The Senate: The Republican Revolt
How close is Bush to losing his own party?

By Richard Wolffe, Holly Bailey and Eleanor Clift
Newsweek

Jan. 22, 2007 issue - Last Tuesday afternoon, a day before President George W. Bush went on TV to explain his decision to send more troops to Iraq, Senate Minority Leader Mitch McConnell called his Republican colleagues together for a private talk. Several GOP senators had already come out against the plan. McConnell, Bush's closest Senate supporter on Iraq, hoped to keep others from defecting. He urged his colleagues to stand together at least until Bush had the chance to speak to the country. After the meeting, the senators went outside the room to display their unity to waiting reporters. McConnell said he thought more troops were just the thing to "give us a chance to succeed." He then stepped aside so the other senators could second his sentiments. No one came forward. McConnell's eye fell on Trent Lott. "Trent?" McConnell said, motioning him toward the microphone. "I don't think I have anything to add," said Lott.

Bush expected at least a handful of Republican senators—critics like Chuck Hagel and George Voinovich—to run from a troop increase. But the White House was surprised when even pro-war senators, including Sam Brownback and Lisa Murkowski, came out against the plan. Other prominent senators, including Lott and John Warner, the senior Republican on the Armed Services Committee, have been quiet. They aren't bashing the idea, but they aren't promoting it either.
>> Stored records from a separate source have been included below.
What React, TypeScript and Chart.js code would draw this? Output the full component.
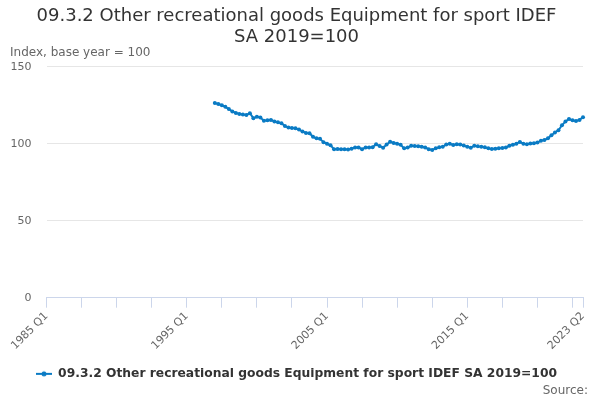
import React, { useEffect, useRef } from "react";
import { Chart, registerables } from "chart.js";

Chart.register(...registerables);

const TITLE_LINES = ["09.3.2 Other recreational goods Equipment for sport IDEF", "SA 2019=100"];
const SERIES_NAME = "09.3.2 Other recreational goods Equipment for sport IDEF SA 2019=100";
const Y_AXIS_TITLE = "Index, base year = 100";
const SOURCE_TEXT = "Source:";

const FIRST_YEAR = 1985;
const LAST_YEAR = 2023;
const LAST_QUARTER = 2;
const SERIES_START = "1997 Q1";

const Y_TICKS = [0, 50, 100, 150];

// Quarterly values from 1997 Q1 to 2023 Q2
const seriesValues: number[] = [
  126.4, 125.8, 125.0, 124.0, 122.5, 121.0, 120.0, 119.4, 119.0, 118.7,
  119.8, 116.6, 117.6, 117.0, 115.0, 115.2, 115.5, 114.5, 114.0, 113.3,
  111.5, 110.5, 110.2, 110.0, 109.2, 108.0, 107.0, 106.8, 104.5, 103.5,
  103.2, 101.0, 100.0, 99.0, 96.5, 96.6, 96.5, 96.4, 96.3, 96.8,
  97.6, 97.5, 96.5, 97.6, 97.5, 97.8, 99.6, 98.5, 97.4, 99.5,
  101.3, 100.5, 100.0, 99.3, 97.0, 97.5, 98.7, 98.5, 98.4, 98.0,
  97.6, 96.5, 96.0, 97.0, 97.7, 98.0, 99.5, 100.0, 99.2, 99.7,
  99.5, 98.8, 98.0, 97.4, 98.7, 98.3, 98.0, 97.8, 97.0, 96.6,
  96.8, 97.0, 97.2, 97.6, 98.7, 99.3, 100.0, 101.2, 100.0, 99.7,
  100.2, 100.4, 100.8, 102.0, 102.4, 103.5, 105.5, 107.3, 108.8, 112.0,
  114.5, 116.1, 115.2, 114.8, 115.5, 117.2,
];

const quarterLabels: string[] = [];
for (let y = FIRST_YEAR; y <= LAST_YEAR; y++) {
  for (let q = 1; q <= 4; q++) {
    if (y === LAST_YEAR && q > LAST_QUARTER) break;
    quarterLabels.push(`${y} Q${q}`);
  }
}

const startIndex = quarterLabels.indexOf(SERIES_START);
const fullData: (number | null)[] = quarterLabels.map((_, i) =>
  i >= startIndex && i - startIndex < seriesValues.length ? seriesValues[i - startIndex] : null
);

const LINE_COLOR = "#0a7bc4";
const FONT = "'DejaVu Sans', sans-serif";

function makeLegendMarker(): HTMLCanvasElement {
  const c = document.createElement("canvas");
  c.width = 16;
  c.height = 8;
  const ctx = c.getContext("2d")!;
  ctx.strokeStyle = LINE_COLOR;
  ctx.lineWidth = 2;
  ctx.beginPath();
  ctx.moveTo(0, 4);
  ctx.lineTo(16, 4);
  ctx.stroke();
  ctx.fillStyle = LINE_COLOR;
  ctx.beginPath();
  ctx.arc(8, 4, 2.5, 0, Math.PI * 2);
  ctx.fill();
  return c;
}

export default function App() {
  const ref = useRef<HTMLCanvasElement | null>(null);

  useEffect(() => {
    document.body.style.margin = "0";
    if (!ref.current) return;
    const lastIndex = quarterLabels.length - 1;

    const extras = {
      id: "extras",
      beforeDraw(chart: any) {
        const { ctx } = chart;
        ctx.save();
        ctx.fillStyle = "#ffffff";
        ctx.fillRect(0, 0, chart.width, chart.height);
        ctx.restore();
      },
      afterDraw(chart: any) {
        const { ctx } = chart;
        ctx.save();
        ctx.font = `12px ${FONT}`;
        ctx.fillStyle = "#666666";
        ctx.textAlign = "right";
        ctx.textBaseline = "middle";
        ctx.fillText(SOURCE_TEXT, chart.width - 12, chart.height - 9);
        ctx.restore();
      },
    };

    const chart = new Chart(ref.current, {
      type: "line",
      data: {
        labels: quarterLabels,
        datasets: [
          {
            label: SERIES_NAME,
            data: fullData,
            borderColor: LINE_COLOR,
            backgroundColor: LINE_COLOR,
            borderWidth: 2,
            pointRadius: 2,
            pointBorderWidth: 0,
            pointHoverRadius: 3,
            tension: 0,
            spanGaps: false,
          },
        ],
      },
      options: {
        responsive: false,
        animation: false,
        layout: { padding: { left: 10, right: 17, top: 0, bottom: 10 } },
        plugins: {
          title: {
            display: true,
            text: TITLE_LINES,
            color: "#333333",
            font: { family: FONT, size: 18, weight: "normal", lineHeight: 1.18 },
            padding: { top: 5.4, bottom: -1.9 },
          },
          subtitle: {
            display: true,
            text: Y_AXIS_TITLE,
            align: "start",
            color: "#666666",
            font: { family: FONT, size: 12, weight: "normal", lineHeight: 1.2 },
            padding: { top: 0, bottom: 6.4 },
          },
          legend: {
            position: "bottom",
            labels: {
              usePointStyle: true,
              pointStyle: makeLegendMarker() as any,
              pointStyleWidth: 16,
              color: "#333333",
              font: { family: FONT, size: 12.3, weight: "bold" },
              padding: 10,
            },
          },
          tooltip: { enabled: false },
        },
        scales: {
          x: {
            type: "category",
            afterFit(scale: any) {
              scale.height = 60;
            },
            grid: {
              drawOnChartArea: false,
              tickLength: 10,
              color: (c: any) =>
                c.index % 10 === 0 || c.index === lastIndex ? "#ccd6eb" : "rgba(0,0,0,0)",
              tickColor: (c: any) =>
                c.index % 10 === 0 || c.index === lastIndex ? "#ccd6eb" : "rgba(0,0,0,0)",
            },
            border: { color: "#ccd6eb", width: 1 },
            ticks: {
              autoSkip: false,
              maxRotation: 45,
              minRotation: 45,
              padding: 2,
              color: "#666666",
              font: { family: FONT, size: 11 },
              callback: (_v: any, i: number) =>
                i % 40 === 0 || i === lastIndex ? quarterLabels[i] : "",
            },
          },
          y: {
            min: Y_TICKS[0],
            max: Y_TICKS[Y_TICKS.length - 1],
            afterFit(scale: any) {
              scale.width = 36.5;
            },
            afterBuildTicks(scale: any) {
              scale.ticks = Y_TICKS.map((v) => ({ value: v }));
            },
            grid: { color: "#e6e6e6", drawTicks: false },
            border: { display: false },
            ticks: {
              padding: 15,
              color: "#666666",
              font: { family: FONT, size: 11 },
            },
          },
        },
      },
      plugins: [extras],
    } as any);

    return () => chart.destroy();
  }, []);

  return (
    <div style={{ width: 600, height: 400 }}>
      <canvas ref={ref} width={600} height={400} />
    </div>
  );
}
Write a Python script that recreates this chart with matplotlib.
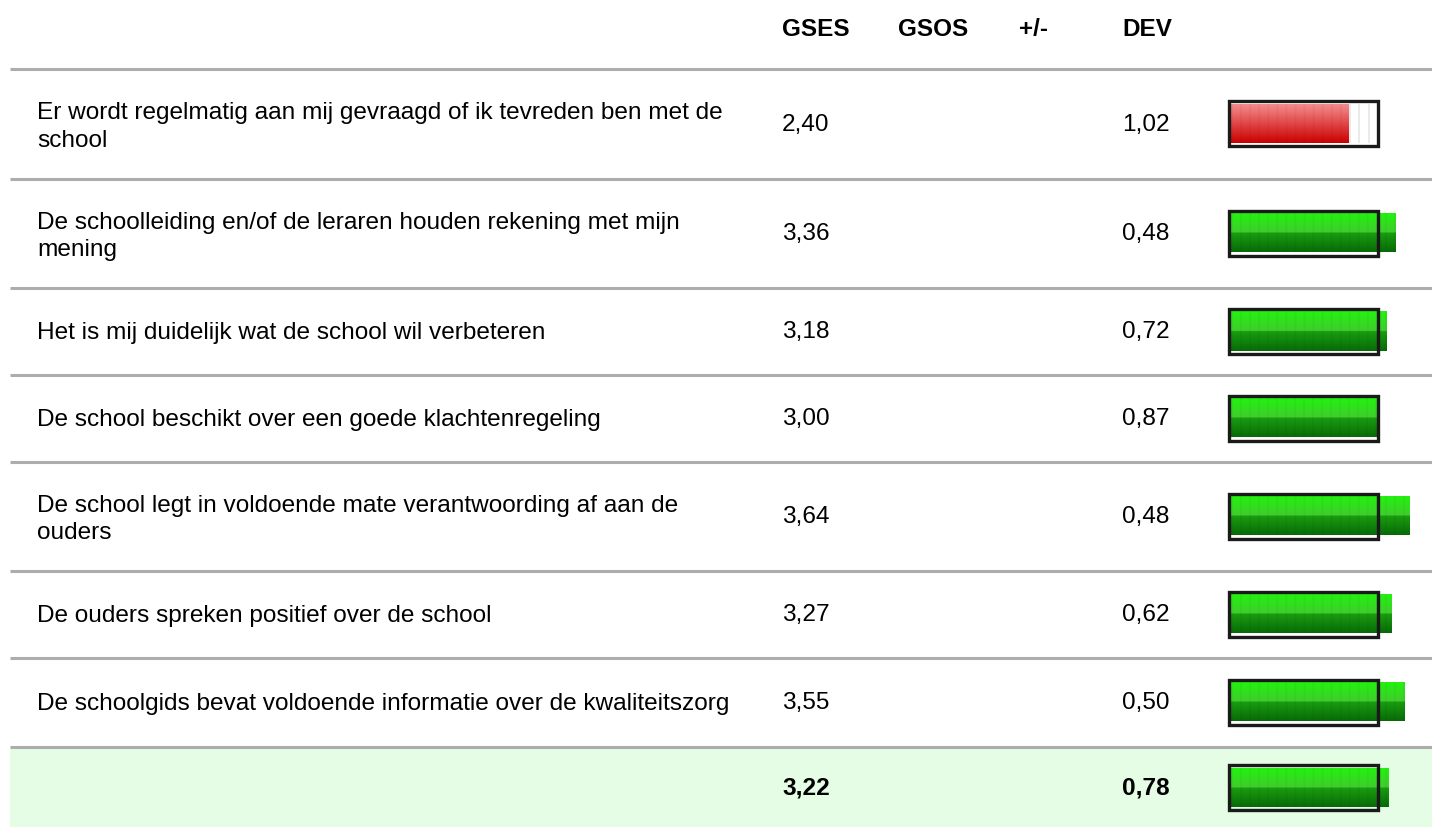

Warner and Richard Lugar, the ranking Republican on the Foreign Relations Committee, are contemplating a resolution to draw bipartisan support for the recommendations of the Iraq Study Group report.

Senior administration officials, who declined to speak on the record about private deliberations, say the president knows he has to show real improvements in Iraq within two or three months or risk losing even more GOP support. "All the talking points aren't going to make the difference," says a senior aide. "What matters is what happens ... on the streets and the neighborhoods of Baghdad."

A former senior Bush aide who is still close to the White House says if things don't improve, a delegation of Republican senators could one day show up in the Oval Office to tell Bush that the party is no longer with him and the war must end—much like Sen. William Fulbright's forcefully urging Lyndon Johnson to bring the Vietnam War to a close. (Last week Warner told NEWSWEEK he "wouldn't hesitate" to tell Bush if he came to believe Bush's policy was failing.) Bush's challenge isn't just to take control of Baghdad, but to win back control of his party. "Before this, the president's credibility was hanging by a thread," says the former aide. "After this, I don't know. It may be lost."